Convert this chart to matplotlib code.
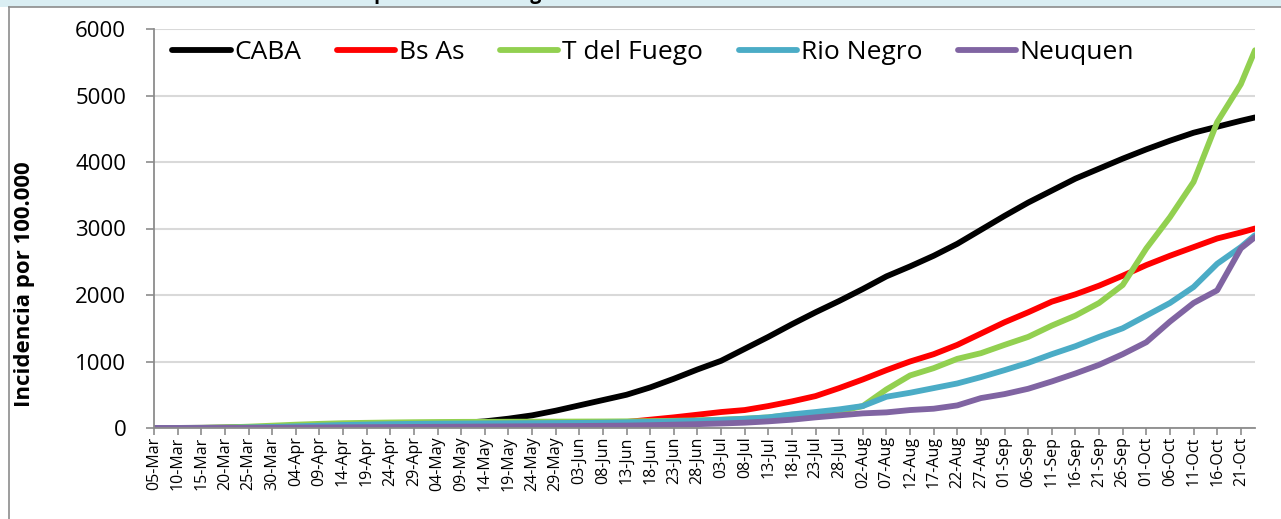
import numpy as np
import pandas as pd
import matplotlib
matplotlib.use("Agg")
import matplotlib.pyplot as plt
import matplotlib.dates as mdates
from matplotlib.patches import Rectangle
from matplotlib.lines import Line2D

plt.rcParams['font.family'] = ['Open Sans', 'DejaVu Sans']

# fechas: cada 5 dias desde 05-Mar hasta 21-Oct, y el ultimo dato 24-Oct
fechas = list(pd.date_range('2020-03-05', '2020-10-21', freq='5D')) + [pd.Timestamp('2020-10-24')]

caba = [0, 1, 3, 6, 10, 15, 22, 30, 38, 45, 52, 58, 65, 75, 100, 140, 190, 260, 340, 420,
        500, 610, 740, 880, 1010, 1190, 1370, 1560, 1740, 1910, 2090, 2280, 2430, 2590, 2770, 2980,
        3190, 3390, 3570, 3750, 3900, 4050, 4190, 4320, 4440, 4530, 4620, 4670]
bs_as = [0, 0, 1, 2, 4, 6, 9, 12, 15, 18, 21, 25, 28, 32, 36, 40, 46, 52, 60, 72,
         90, 125, 160, 200, 240, 270, 330, 400, 480, 600, 730, 870, 1000, 1110, 1250, 1420,
         1590, 1740, 1900, 2010, 2140, 2290, 2450, 2590, 2720, 2850, 2940, 3000]
t_fuego = [0, 0, 2, 8, 20, 35, 50, 62, 72, 78, 83, 87, 90, 92, 93, 94, 95, 96, 97, 98,
           100, 103, 108, 115, 125, 140, 160, 200, 220, 250, 330, 580, 790, 900, 1040, 1125,
           1250, 1370, 1540, 1690, 1880, 2150, 2700, 3170, 3700, 4600, 5170, 5680]
rio_negro = [0, 0, 1, 3, 8, 15, 25, 35, 45, 52, 58, 62, 65, 67, 69, 71, 73, 75, 77, 80,
             85, 92, 100, 110, 122, 138, 160, 205, 240, 280, 330, 470, 530, 600, 670, 765,
             870, 980, 1110, 1230, 1370, 1500, 1690, 1880, 2120, 2470, 2720, 2900]
neuquen = [0, 0, 0, 1, 2, 4, 6, 8, 10, 12, 14, 16, 18, 20, 22, 24, 26, 28, 30, 33,
           36, 42, 50, 58, 68, 80, 100, 125, 160, 190, 220, 235, 270, 290, 340, 450,
           510, 590, 700, 820, 950, 1110, 1290, 1600, 1880, 2070, 2700, 2870]

series = [("CABA", caba, "#000000"),
          ("Bs As", bs_as, "#FF0000"),
          ("T del Fuego", t_fuego, "#92D050"),
          ("Rio Negro", rio_negro, "#4BACC6"),
          ("Neuquen", neuquen, "#8064A2")]

W, H = 1281, 519
fig = plt.figure(figsize=(W / 100, H / 100), dpi=100)

# franja celeste superior y borde del grafico
fig.patches.append(Rectangle((0, 1 - 7 / H), 1, 7 / H, transform=fig.transFigure,
                             facecolor="#DAEEF3", edgecolor="none", zorder=0))
fig.lines.append(Line2D([9 / W, 1], [1 - 7 / H, 1 - 7 / H], transform=fig.transFigure,
                        color="#8C8C8C", lw=1.2))
fig.lines.append(Line2D([9 / W, 9 / W], [0, 1 - 7 / H], transform=fig.transFigure,
                        color="#8C8C8C", lw=1.2))
# titulo cortado por el borde superior (como en la imagen original)
fig.text(250 / W, 1 + 1.2 / H, "COVID-19 en provincias de Argentina hasta el 24 de octubre de 2020",
         ha="left", va="baseline", fontsize=14, fontweight="bold")

ax = fig.add_axes([154 / W, (H - 428) / H, (1255 - 154) / W, (428 - 29) / H])

for nombre, valores, color in series:
    ax.plot(fechas, valores, color=color, lw=4.2, label=nombre,
            solid_capstyle="round", solid_joinstyle="round")

ax.set_ylim(0, 6000)
ax.set_yticks(np.arange(0, 6001, 1000))
ax.set_xlim(fechas[0], fechas[-1])
ax.set_xticks(fechas[:-1])
ax.xaxis.set_major_formatter(mdates.DateFormatter("%d-%b"))
ax.tick_params(axis="x", labelrotation=90, labelsize=11.5, length=5, width=1.2,
               color="#8C8C8C", pad=1)
ax.tick_params(axis="y", labelsize=16, length=6, width=1.2, color="#8C8C8C", pad=14)

ax.grid(axis="y", color="#D9D9D9", lw=1.5)
ax.set_axisbelow(True)
for s in ["top", "right"]:
    ax.spines[s].set_visible(False)
for s in ["left", "bottom"]:
    ax.spines[s].set_color("#8C8C8C")
    ax.spines[s].set_linewidth(1.3)

ax.set_ylabel("Incidencia por 100.000", fontsize=16, fontweight="bold")
ax.yaxis.set_label_coords(-0.108, 0.36)

ax.legend(loc="upper left", bbox_to_anchor=(0.0, 1.018), ncol=5, frameon=False,
          fontsize=19, handlelength=2.2, handletextpad=0.15, columnspacing=1.35,
          borderaxespad=0.3)

fig.savefig("out.png", dpi=100)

## AIM OF THE EXERCISE:
Starting at the top of the listing above, please restate word for word each line up to and including the one that holds "2070, 2700, 2870]", omitting every image.

## RESULT:
Convert this chart to matplotlib code.
import numpy as np
import pandas as pd
import matplotlib
matplotlib.use("Agg")
import matplotlib.pyplot as plt
import matplotlib.dates as mdates
from matplotlib.patches import Rectangle
from matplotlib.lines import Line2D

plt.rcParams['font.family'] = ['Open Sans', 'DejaVu Sans']

# fechas: cada 5 dias desde 05-Mar hasta 21-Oct, y el ultimo dato 24-Oct
fechas = list(pd.date_range('2020-03-05', '2020-10-21', freq='5D')) + [pd.Timestamp('2020-10-24')]

caba = [0, 1, 3, 6, 10, 15, 22, 30, 38, 45, 52, 58, 65, 75, 100, 140, 190, 260, 340, 420,
        500, 610, 740, 880, 1010, 1190, 1370, 1560, 1740, 1910, 2090, 2280, 2430, 2590, 2770, 2980,
        3190, 3390, 3570, 3750, 3900, 4050, 4190, 4320, 4440, 4530, 4620, 4670]
bs_as = [0, 0, 1, 2, 4, 6, 9, 12, 15, 18, 21, 25, 28, 32, 36, 40, 46, 52, 60, 72,
         90, 125, 160, 200, 240, 270, 330, 400, 480, 600, 730, 870, 1000, 1110, 1250, 1420,
         1590, 1740, 1900, 2010, 2140, 2290, 2450, 2590, 2720, 2850, 2940, 3000]
t_fuego = [0, 0, 2, 8, 20, 35, 50, 62, 72, 78, 83, 87, 90, 92, 93, 94, 95, 96, 97, 98,
           100, 103, 108, 115, 125, 140, 160, 200, 220, 250, 330, 580, 790, 900, 1040, 1125,
           1250, 1370, 1540, 1690, 1880, 2150, 2700, 3170, 3700, 4600, 5170, 5680]
rio_negro = [0, 0, 1, 3, 8, 15, 25, 35, 45, 52, 58, 62, 65, 67, 69, 71, 73, 75, 77, 80,
             85, 92, 100, 110, 122, 138, 160, 205, 240, 280, 330, 470, 530, 600, 670, 765,
             870, 980, 1110, 1230, 1370, 1500, 1690, 1880, 2120, 2470, 2720, 2900]
neuquen = [0, 0, 0, 1, 2, 4, 6, 8, 10, 12, 14, 16, 18, 20, 22, 24, 26, 28, 30, 33,
           36, 42, 50, 58, 68, 80, 100, 125, 160, 190, 220, 235, 270, 290, 340, 450,
           510, 590, 700, 820, 950, 1110, 1290, 1600, 1880, 2070, 2700, 2870]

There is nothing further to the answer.